I imagine when living abroad in Portugal or Japan or someplace comfortably exotic, everyone promises they’ll come visit you, use the opportunity, see the world. When living abroad in Kuwait, people say…. Huh… Well I’m sure that’s nice for you.
Except Michael. Michael is my eightieth cousin forty-three times removed. He’s also the first person to put me in the unique position of having to actively dissuade someone from visiting Kuwait. The conversation made it a whole thirty-five seconds until I came out with the reliable right hook “It’s a dry country” argument. There’s no recovering from that one. Compromising, we settled on a rendezvous Istanbul.
Four days, a bijillion miles of walking, and a significant amount of hookah later, Istanbul is firmly entrenched as a happy memory. It has European civility but also manages to retain the raw complexity of Islamic tradition in architecture and daily life.

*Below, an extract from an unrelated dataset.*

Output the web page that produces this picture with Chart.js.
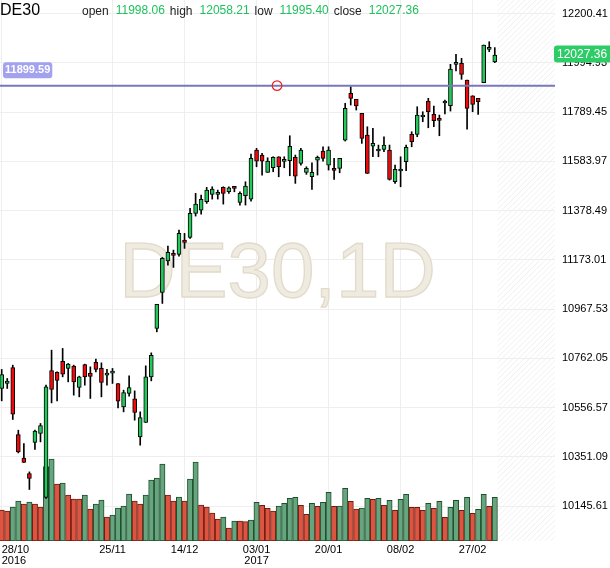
<!DOCTYPE html>
<html><head><meta charset="utf-8">
<script src="https://cdn.jsdelivr.net/npm/chart.js@4.4.0/dist/chart.umd.min.js"></script>
<style>html,body{margin:0;padding:0;background:#fff;overflow:hidden}canvas{display:block}</style>
</head><body>
<canvas id="c" width="610" height="568"></canvas>
<script>
const symbol = 'DE30';
const timeframe = '1D';
const dates = ['28/10','31/10','01/11','02/11','03/11','04/11','07/11','08/11','09/11','10/11',
 '11/11','14/11','15/11','16/11','17/11','18/11','21/11','22/11','23/11','24/11',
 '25/11','28/11','29/11','30/11','01/12','02/12','05/12','06/12','07/12','08/12',
 '09/12','12/12','13/12','14/12','15/12','16/12','19/12','20/12','21/12','22/12',
 '23/12','27/12','28/12','29/12','30/12','02/01','03/01','04/01','05/01','06/01',
 '09/01','10/01','11/01','12/01','13/01','16/01','17/01','18/01','19/01','20/01',
 '23/01','24/01','25/01','26/01','27/01','30/01','31/01','01/02','02/02','03/02',
 '06/02','07/02','08/02','09/02','10/02','13/02','14/02','15/02','16/02','17/02',
 '20/02','21/02','22/02','23/02','24/02','27/02','28/02','01/03','02/03','03/03'];
const openP = [10636.7,10657.6,10724.3,10444.8,10345.9,10282.1,10411.4,10449.0,10182.0,10711.8,
 10703.5,10749.4,10720.2,10729.8,10640.9,10736.8,10700.6,10745.2,10720.2,10692.2,
 10701.0,10657.6,10560.0,10615.9,10593.3,10434.8,10494.9,10685.1,10887.0,11037.2,
 11169.1,11199.9,11195.8,11255.4,11266.7,11366.8,11380.6,11415.2,11446.1,11446.1,
 11475.3,11456.9,11475.3,11412.7,11440.2,11426.5,11630.9,11610.0,11537.9,11557.1,
 11603.0,11584.0,11586.3,11600.4,11575.4,11537.9,11519.5,11589.2,11626.7,11568.3,
 11548.5,11554.6,11672.6,11867.5,11842.4,11784.0,11693.5,11647.6,11627.0,11633.8,
 11630.9,11498.7,11543.5,11582.1,11696.4,11696.4,11768.8,11835.3,11779.8,11757.0,
 11827.0,11815.7,11988.4,11992.6,11922.9,11857.4,11846.6,11911.7,12051.0,11998.06];
const highP = [10716.0,10678.4,10733.9,10462.7,10407.3,10288.8,10462.7,10490.7,10650.5,10796.5,
 10706.0,10803.6,10741.0,10733.9,10688.0,10738.1,10726.8,10759.0,10743.5,10716.0,
 10720.2,10657.6,10629.6,10689.3,10626.7,10539.1,10731.0,10785.2,10987.2,11183.2,
 11230.4,11213.7,11297.1,11283.4,11387.7,11450.3,11443.2,11475.3,11477.8,11464.0,
 11477.8,11477.8,11476.5,11456.9,11498.7,11614.2,11638.0,11617.1,11598.8,11603.0,
 11603.0,11603.0,11690.6,11610.0,11638.0,11561.2,11577.9,11605.9,11644.7,11644.7,
 11596.3,11596.3,11825.7,11895.0,11842.4,11784.0,11728.1,11721.4,11651.8,11686.4,
 11651.8,11568.3,11603.0,11651.8,11707.3,11811.6,11790.7,11846.6,11814.5,11776.9,
 11839.5,11988.4,12030.2,12013.5,11922.9,11857.4,11846.6,12069.0,12082.7,12058.21];
const lowP = [10585.0,10636.7,10507.4,10368.0,10328.0,10215.3,10382.2,10413.9,10177.8,10576.6,
 10585.0,10685.1,10664.3,10608.8,10601.7,10650.5,10595.0,10706.0,10601.7,10650.5,
 10657.6,10555.8,10539.1,10604.6,10504.5,10400.2,10494.9,10668.4,10872.8,10991.3,
 11151.1,11141.5,11188.7,11220.8,11262.5,11355.6,11363.9,11408.5,11426.5,11426.5,
 11405.6,11450.3,11456.9,11401.4,11401.4,11418.1,11561.2,11526.6,11537.9,11540.4,
 11519.5,11557.1,11523.7,11492.0,11568.3,11529.5,11466.9,11526.6,11585.0,11547.5,
 11508.7,11536.2,11668.5,11818.6,11797.8,11658.9,11533.7,11603.0,11603.0,11623.8,
 11505.7,11492.0,11477.8,11544.5,11644.7,11686.4,11749.0,11723.9,11728.1,11690.6,
 11782.0,11793.6,11960.5,11925.9,11718.5,11790.7,11779.8,11911.7,12041.0,11995.40];
const closeP = [10695.1,10667.2,10529.5,10372.2,10328.0,10261.2,10458.6,10482.4,10643.4,10632.5,
 10670.1,10696.4,10738.1,10664.3,10685.1,10685.1,10686.8,10716.0,10661.7,10694.0,
 10703.0,10583.7,10620.0,10640.9,10536.6,10515.7,10685.1,10774.4,10987.2,11179.1,
 11204.1,11191.6,11283.4,11245.8,11366.8,11405.6,11425.2,11464.0,11468.2,11454.4,
 11450.3,11473.6,11471.1,11450.3,11480.7,11596.3,11585.0,11585.0,11585.0,11600.4,
 11561.2,11586.0,11646.3,11522.4,11630.9,11554.6,11537.9,11600.4,11596.3,11630.9,
 11546.5,11596.3,11804.9,11846.6,11814.5,11679.7,11533.7,11658.9,11629.0,11651.8,
 11508.7,11550.4,11545.5,11642.2,11665.5,11776.9,11770.8,11790.7,11753.1,11755.0,
 11829.0,11968.8,11996.8,11946.7,11804.9,11821.6,11832.4,12069.0,12059.4,12027.36];
const volume = [31000,30000,34000,40000,37000,39000,37000,34000,74300,82000,
 57000,58000,46000,42000,41800,46000,32000,37000,41000,24000,
 26000,33000,35000,47000,40000,37000,46000,61000,63000,77000,
 46000,40000,44000,40000,62000,79000,36000,34000,28000,22000,
 24000,13000,20000,19800,19300,21000,38700,35700,32700,30000,
 35000,37700,42700,43700,35700,26700,37700,34700,38700,48700,
 34700,34900,52700,39700,32000,33000,42700,41700,42700,35700,
 40700,30700,41700,46700,33700,33600,30700,37700,32700,39700,
 23700,33700,40700,30700,43700,27700,31700,46700,34700,43700];
const yTicks = [10145.61,10351.09,10556.57,10762.05,10967.53,11173.01,11378.49,11583.97,11789.45,11994.93,12200.41];
const yMin = 10000.6, yMax = 12256.7;
const volMax = 541000;
const xMin = -0.307, xMax = 99.87;
const xTickDates = ['28/10','25/11','14/12','03/01','20/01','08/02','27/02'];
const xTickYears = ['2016','','','2017','','',''];
const levelValue = 11899.59;
const levelMarkerIndex = 49.7;

const xTickIdx = xTickDates.map(d => dates.indexOf(d));
const last = dates.length - 1;
const upFill = '#22c95a', downFill = '#ee0a0a';
const volUp = '#66a57e', volUpB = '#1f4e2e', volDown = '#dc5541', volDownB = '#701b12';

Chart.defaults.font.family = '"Liberation Sans", Arial, sans-serif';

const overlay = {
  id: 'overlay',
  beforeDatasetsDraw(chart) {
    const {ctx, chartArea: a, scales: {x}} = chart;
    const hx = x.getPixelForValue(dates.length - 0.5);
    const H = a.bottom - a.top;
    ctx.save();
    ctx.beginPath(); ctx.rect(hx, a.top, a.right - hx, H); ctx.clip();
    ctx.strokeStyle = '#f0f0f0'; ctx.lineWidth = 1;
    for (let s = hx - H; s < a.right + 6; s += 5.5) {
      ctx.beginPath(); ctx.moveTo(s, a.bottom); ctx.lineTo(s + H, a.top); ctx.stroke();
    }
    ctx.restore();
    ctx.save();
    ctx.font = '78px "Liberation Sans", Arial, sans-serif';
    ctx.textAlign = 'center'; ctx.textBaseline = 'alphabetic';
    ctx.fillStyle = '#efebe1'; ctx.strokeStyle = '#e2dbcb'; ctx.lineWidth = 1.3;
    const wx = (a.left + a.right) / 2, wy = (a.top + a.bottom) / 2 + 26;
    ctx.fillText(symbol + ',' + timeframe, wx, wy);
    ctx.strokeText(symbol + ',' + timeframe, wx, wy);
    ctx.restore();
  },
  afterDatasetsDraw(chart) {
    const {ctx, chartArea: a, scales: {x, y}} = chart;
    const ly = y.getPixelForValue(levelValue);
    ctx.save();
    ctx.strokeStyle = '#7777bb'; ctx.lineWidth = 2;
    ctx.beginPath(); ctx.moveTo(a.left, ly); ctx.lineTo(a.right, ly); ctx.stroke();
    ctx.strokeStyle = '#ee2020'; ctx.lineWidth = 1.2;
    ctx.beginPath(); ctx.arc(x.getPixelForValue(levelMarkerIndex), ly, 4.8, 0, Math.PI * 2); ctx.stroke();
    ctx.restore();
  },
  afterDraw(chart) {
    const {ctx, chartArea: a, scales: {y}} = chart;
    ctx.save();
    ctx.textBaseline = 'alphabetic'; ctx.textAlign = 'left';
    ctx.font = '16px "Liberation Sans", Arial, sans-serif';
    ctx.fillStyle = '#000';
    ctx.fillText(symbol, 0, 15);
    const items = [['open', openP[last]], ['high', highP[last]], ['low', lowP[last]], ['close', closeP[last]]];
    let hx = 82;
    ctx.font = '12px "Liberation Sans", Arial, sans-serif';
    items.forEach(([lab, val]) => {
      ctx.fillStyle = '#222'; ctx.fillText(lab, hx, 15);
      hx += ctx.measureText(lab).width + 7;
      const t = val.toFixed(2);
      ctx.fillStyle = '#1ec25c'; ctx.fillText(t, hx, 13.5);
      hx += ctx.measureText(t).width + 5;
    });
    const ly = y.getPixelForValue(levelValue);
    ctx.font = 'bold 11px "Liberation Sans", Arial, sans-serif';
    const lt = levelValue.toFixed(2);
    const lw = ctx.measureText(lt).width + 4;
    ctx.fillStyle = '#a2a2ef';
    ctx.beginPath(); ctx.roundRect(3, ly - 23.5, lw, 16, 3); ctx.fill();
    ctx.fillStyle = '#fff'; ctx.textBaseline = 'middle';
    ctx.fillText(lt, 5, ly - 15.3);
    const cy = y.getPixelForValue(closeP[last]) - 1;
    ctx.fillStyle = '#2dcc66';
    ctx.beginPath(); ctx.roundRect(a.right - 1, cy - 8.5, 62, 17, 3); ctx.fill();
    ctx.font = '12px "Liberation Sans", Arial, sans-serif';
    ctx.fillStyle = '#fff';
    ctx.fillText(closeP[last].toFixed(2), a.right + 2, cy + 0.5);
    ctx.restore();
  }
};

new Chart(document.getElementById('c'), {
  type: 'bar',
  data: {
    datasets: [
      {
        label: 'body',
        data: dates.map((d, i) => ({x: i, y: [openP[i], closeP[i]]})),
        backgroundColor: dates.map((d, i) => closeP[i] >= openP[i] ? upFill : downFill),
        borderColor: '#000', borderWidth: 1, borderSkipped: false,
        barThickness: 4, minBarLength: 2, grouped: false,
        xAxisID: 'x', yAxisID: 'y', order: 0
      },
      {
        label: 'wick',
        data: dates.map((d, i) => ({x: i, y: [lowP[i], highP[i]]})),
        backgroundColor: '#000', borderWidth: 0,
        barThickness: 1, grouped: false,
        xAxisID: 'x', yAxisID: 'y', order: 1
      },
      {
        label: 'volume',
        data: dates.map((d, i) => ({x: i, y: volume[i]})),
        backgroundColor: volume.map((v, i) => i > 0 && v > volume[i - 1] ? volUp : volDown),
        borderColor: volume.map((v, i) => i > 0 && v > volume[i - 1] ? volUpB : volDownB),
        borderWidth: 1, borderSkipped: false,
        barThickness: 5.3, grouped: false,
        xAxisID: 'x', yAxisID: 'yv', order: 2
      }
    ]
  },
  options: {
    responsive: false,
    animation: false,
    layout: {padding: 0},
    plugins: {legend: {display: false}, tooltip: {enabled: false}},
    scales: {
      x: {
        type: 'linear', min: xMin, max: xMax, offset: false,
        afterBuildTicks: s => { s.ticks = xTickIdx.map(v => ({value: v})).concat([{value: xMax}]); },
        afterFit: s => { s.height = 27; s.paddingLeft = 0; s.paddingRight = 0; },
        grid: {
          offset: false, drawTicks: false,
          color: c => (c.tick && c.tick.value === xMax) ? 'rgba(0,0,0,0)' : '#eeeeee'
        },
        border: {display: false},
        ticks: {
          autoSkip: false, maxRotation: 0, minRotation: 0, align: 'inner', padding: 3,
          color: '#000', font: {size: 11, lineHeight: 1},
          callback: v => {
            const k = xTickIdx.indexOf(v);
            if (k < 0) return '';
            return xTickYears[k] ? [xTickDates[k], xTickYears[k]] : xTickDates[k];
          }
        }
      },
      y: {
        type: 'linear', position: 'right', min: yMin, max: yMax, beginAtZero: false,
        afterBuildTicks: s => { s.ticks = yTicks.map(v => ({value: v})); },
        afterFit: s => { s.width = 55; s.paddingTop = 0; s.paddingBottom = 0; },
        grid: {drawTicks: false, color: '#eeeeee'},
        border: {display: false},
        ticks: {padding: 7, color: '#000', font: {size: 11}, callback: v => Number(v).toFixed(2)}
      },
      yv: {
        type: 'linear', position: 'left', display: false, min: 0, max: volMax,
        afterFit: s => { s.width = 0; s.paddingTop = 0; s.paddingBottom = 0; }
      }
    }
  },
  plugins: [overlay]
});
</script>
</body></html>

My main impression from Istanbul: they never destroy anything. If a church happens to exist in a time of Islamic governance, they leave all the iconography, add some Arabic, and call it a mosque. When Christians come back, they leave the Arabic, slap up another crucifix or twelve, and it flips right back. Feeling secular? Just leave everything in place, put a plaque outside, and BAM! Instant World Heritage Site.
The Hagia Sophia was stunning, and the prime example of the churmosqueum hodge podge.
We saw Istanbul from the Bosphorus, and until then I hadn’t comprehended how colossal the city is. After an hour of sailing the river, the city kept sprawling on either bank with beautiful old homes right up on the riverside. Tankers and fishing boats shared the water with us, and Istanbul really felt like a port city.
While there, we met up with Adnan, an old soccer teammate of mine from DC, who took such good care of us showing us around his home country. He was the one to take us on river tours, Topkopki Palace, the Hagia Sophia, the best baklava of life, just to name a few. He is so kind and went all out for us; without him we never would have experienced Istanbul as we did.